By Aaron Humes: Like much of Belizean life, education was severely impacted by the COVID-19 pandemic. Schools were suspended on March 20 and never re-opened, as students turned to online and distance learning. The Primary School Examination (PSE) was not held for the first time in its history, and scaled back versions of the Caribbean Secondary Education Certificate (CSEC) and Caribbean Advanced Proficiency Examination (CAPE) were held in July and August. Starting in January, students taking these examinations will be able to attend limited in-person classes, though this is subject to review.
In the area of trade unions and civil society, the National Trade Union Congress of Belize (NTUCB) flexed its muscle earlier in the year with a protest march and call to political and social reform.

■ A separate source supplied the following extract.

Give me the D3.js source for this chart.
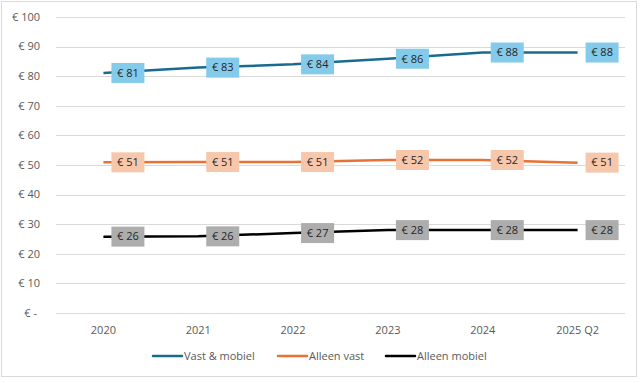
<!DOCTYPE html>
<html>
<head>
<meta charset="utf-8">
<script src="https://cdn.jsdelivr.net/npm/d3@7"></script>
<style>
  body { margin: 0; background: #fff; }
  svg text { font-family: "Open Sans", "Noto Sans", sans-serif; }
</style>
</head>
<body>
<div id="chart"></div>
<script>
const categories = ["2020", "2021", "2022", "2023", "2024", "2025 Q2"];
const vastMobiel = [81.1, 82.9, 84.0, 85.9, 88.0, 88.0];
const alleenVast = [50.9, 51.0, 51.0, 51.7, 51.7, 50.8];
const alleenMobiel = [25.8, 25.9, 27.0, 28.0, 28.0, 28.0];
const yTicks = [0, 10, 20, 30, 40, 50, 60, 70, 80, 90, 100];

const series = [
  { name: "Vast & mobiel", values: vastMobiel, line: "#196B8E", box: "#84CAEA" },
  { name: "Alleen vast", values: alleenVast, line: "#E97132", box: "#F7C7AC" },
  { name: "Alleen mobiel", values: alleenMobiel, line: "#000000", box: "#ADADAD" }
];

const width = 643, height = 383;
const margins = { left: 56, right: 18, top: 17, bottom: 70 };

const svg = d3.select("#chart").append("svg")
  .attr("width", width).attr("height", height);

// chart border
svg.append("rect")
  .attr("x", 1.5).attr("y", 1.5)
  .attr("width", 635).attr("height", 375)
  .attr("fill", "#fff").attr("stroke", "#D9D9D9");

const xScale = d3.scaleBand()
  .domain(categories)
  .range([margins.left, width - margins.right]);

const yScale = d3.scaleLinear()
  .domain([0, 100])
  .range([height - margins.bottom, margins.top]);

// gridlines
svg.append("g").selectAll("line").data(yTicks).join("line")
  .attr("x1", margins.left).attr("x2", width - margins.right)
  .attr("y1", d => Math.round(yScale(d)) + 0.5)
  .attr("y2", d => Math.round(yScale(d)) + 0.5)
  .attr("stroke", "#D9D9D9").attr("stroke-width", 1);

// y axis labels
const fmtY = d => d === 0 ? "€ -" : `€ ${d}`;
svg.append("g").selectAll("text").data(yTicks).join("text")
  .attr("x", d => d === 0 ? 37 : 40)
  .attr("y", d => yScale(d))
  .attr("dy", "0.35em")
  .attr("text-anchor", "end")
  .attr("font-size", 11)
  .attr("fill", "#595959")
  .text(fmtY);

// x axis labels
svg.append("g").selectAll("text").data(categories).join("text")
  .attr("x", d => xScale(d) + xScale.bandwidth() / 2)
  .attr("y", 330)
  .attr("dy", "0.35em")
  .attr("text-anchor", "middle")
  .attr("font-size", 11)
  .attr("fill", "#595959")
  .text(d => d);

const cx = (d, i) => xScale(categories[i]) + xScale.bandwidth() / 2;
const line = d3.line()
  .x(cx)
  .y(d => yScale(d));

// lines
svg.append("g").selectAll("path").data(series).join("path")
  .attr("d", s => line(s.values))
  .attr("fill", "none")
  .attr("stroke", s => s.line)
  .attr("stroke-width", 2.5)
  .attr("stroke-linejoin", "round");

// data labels
const boxW = 33, boxH = 20;
series.forEach(s => {
  const g = svg.append("g");
  const lab = g.selectAll("g").data(s.values).join("g")
    .attr("transform", (d, i) => `translate(${cx(d, i) + 8},${yScale(d)})`);
  lab.append("rect")
    .attr("x", 0).attr("y", -boxH / 2)
    .attr("width", boxW).attr("height", boxH)
    .attr("fill", s.box);
  lab.append("text")
    .attr("x", boxW / 2).attr("y", 0)
    .attr("dy", "0.35em")
    .attr("text-anchor", "middle")
    .attr("font-size", 11)
    .attr("fill", "#262626")
    .text(d => `€ ${Math.round(d)}`);
});

// legend
const legendX = [153, 278, 386];
const legend = svg.append("g").selectAll("g").data(series).join("g")
  .attr("transform", (s, i) => `translate(${legendX[i]},356)`);
legend.append("line")
  .attr("x1", 0).attr("x2", 29)
  .attr("stroke", s => s.line)
  .attr("stroke-width", 2.5)
  .attr("stroke-linecap", "round");
legend.append("text")
  .attr("x", 31).attr("dy", "0.35em")
  .attr("font-size", 11)
  .attr("fill", "#595959")
  .text(s => s.name);
</script>
</body>
</html>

Later, it threw its support behind the Christian Workers’ Union (CWU) led by “Mose” Hyde, as stevedores and office workers at the Port of Belize faced down their employers.
The National Student Union of Belize (NSUB) and University of Belize Faculty and Staff Union (UBFSU) both joined the trade union movement as well.
And a quick word here on the volatile weather, which saw one hurricane (Nana, in September) and other systems impact our shores, mostly with rainfall. The arrivals of Hurricanes Eta and Iota in November brought inundating floods to much of the country, costing hundreds of millions (estimated) in dollars of damage.
The season was the most active on record with a record number of named storms, hurricanes and major hurricanes.